Scar-tissue formation is the body’s basic response to injury. Tissue damage triggers the deposition and cross-linking of fibres composed of the protein collagen, which helps to preserve the structural integrity of the wounded area. When affected by chronic disease, the liver continuously attempts to heal damaged tissue. A build-up of scar tissue can then become a problem.
1. The healthy liver filters blood from the digestive system, helps to maintain the body’s nutrient balance, breaks down toxic substances and drugs, and makes numerous essential proteins and hormones.
2. During fibrosis of the liver, a collagen-rich extracellular matrix — a network of material that fills the space between cells — replaces healthy tissue, leading to the formation of scar tissue.
3. Fibrosis can progress to cirrhosis, in which scar tissue increasingly disrupts blood flow in the liver and compromises the organ’s functions. This can lead to liver failure and even death.
4. People with cirrhosis have an elevated risk of developing liver cancer1 — the leading cause of death in those with asymptomatic cirrhosis. Individuals with the viral liver infection hepatitis C, which leads to cirrhosis, have the highest risk: up to 30% of infected people in Japan will develop cancer in the five years that follow diagnosis1. Treating the underlying disease reduces a person’s risk, but it remains elevated2.
Oxygenated blood enters the liver through the hepatic artery, and deoxygenated but nutrient-rich blood enters through the hepatic portal vein from the intestines. The incoming blood mixes in structures known as sinusoids, which are lined with endothelial cells and hepatocytes — cells that carry out most of the liver’s functions. Blood then leaves the liver by the central vein.
Road to fibrosis
Fibrosis is mediated by myofibroblasts. These contractile cells secrete various proteins into their surroundings, contributing to the extracellular matrix. In the liver, most myofibroblasts are derived from hepatic stellate cells (HSCs). Fibrosis is a common response to liver injury. The three main causes of cirrhosis — and therefore damage to the liver — are viral hepatitis, alcoholic liver disease and, increasingly, non-alcoholic fatty liver disease (see go.nature.com/2ilk1zj).
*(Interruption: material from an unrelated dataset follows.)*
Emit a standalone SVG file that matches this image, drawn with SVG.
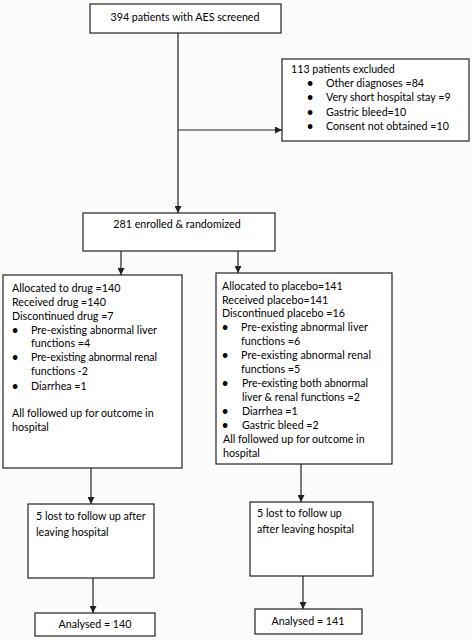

Less common conditions, such as obstruction of the bile duct and autoimmune and genetic disorders, also contribute.
1. HSCs reside in the space of Disse, which lies between the hepatocytes and endothelial cells of the sinusoid. Inactive HSCs store vitamin A and help to maintain normal liver function.
2. When the liver is injured, HSCs are activated by signalling molecules released by several cell types. These include damaged hepatocytes, the liver’s resident immune cells (a type of macrophage called Kupffer cells), infiltrating immune cells and other activated HSCs. HSCs then transform into myofibroblasts.
3. Myofibroblasts contract and exert tension on damaged tissue. They secrete collagen fibres and proteins such as elastin, which start to form scar tissue.
4. Collagen fibres accumulate and become cross-linked, stiffening the scar tissue.
Quest for treatments
The body’s innate ability to undo liver fibrosis means that tackling the underlying cause — with antiviral drugs or by reducing alcohol intake, for instance — can help to resolve scarring. But there is also a need for drugs that directly target the fibrotic process to halt or even prevent scarring, and thereby lessen liver damage.
Shoot the messenger
Drugs that prevent fibrosis-promoting signalling molecules, such as cytokines, from reaching HSCs are being investigated. Cenicriviroc, a small molecule that blocks two types of cytokine receptor, is now in phase III clinical trials. Small molecules that target other receptors, and antibodies that bind to secreted messengers, are also being explored.
Interfere with integrins
Integrins are cell-surface receptors that are activated by cell–extracellular matrix or cell–cell interactions. They can have multiple profibrotic effects. Integrins αvβ1 and αvβ6 have emerged as especially exciting targets for the treatment of liver fibrosis, and numerous small molecules and antibodies that inhibit integrins are approaching phase I trials.
Destroy the matrix
Small interfering RNAs (siRNAs) that halt collagen synthesis by binding to collagen- encoding messenger RNA are being pursued. An siRNA targeted to HSCs that suppresses a protein needed for collagen to mature has completed phase I trials. Drugs that block collagen cross-linking enzymes or inhibitors of enzymes that digest collagen might also aid scar breakdown.
Drugs that block intracellular signalling pathways that maintain HSC activation, or mimic signals that promote the death of myofibroblasts or their reversion to HSCs, are being sought to speed the resolution of fibrosis.
Bring on fresh players
Clinical trials that introduce stem cells into the liver have failed to induce therapeutic effects. But in the mouse liver, macrophages have been shown to produce strong antifibrotic effects8 — phase I trials are under way.
Challenges to overcome
Liver fibrosis tends to progress over decades. Clinical trials can therefore take years to complete and often require many participants. But researchers are searching for biomarkers in blood that indicate changes in the rates of scar formation and breakdown. These molecules could reveal within a matter of weeks whether potential drugs are working.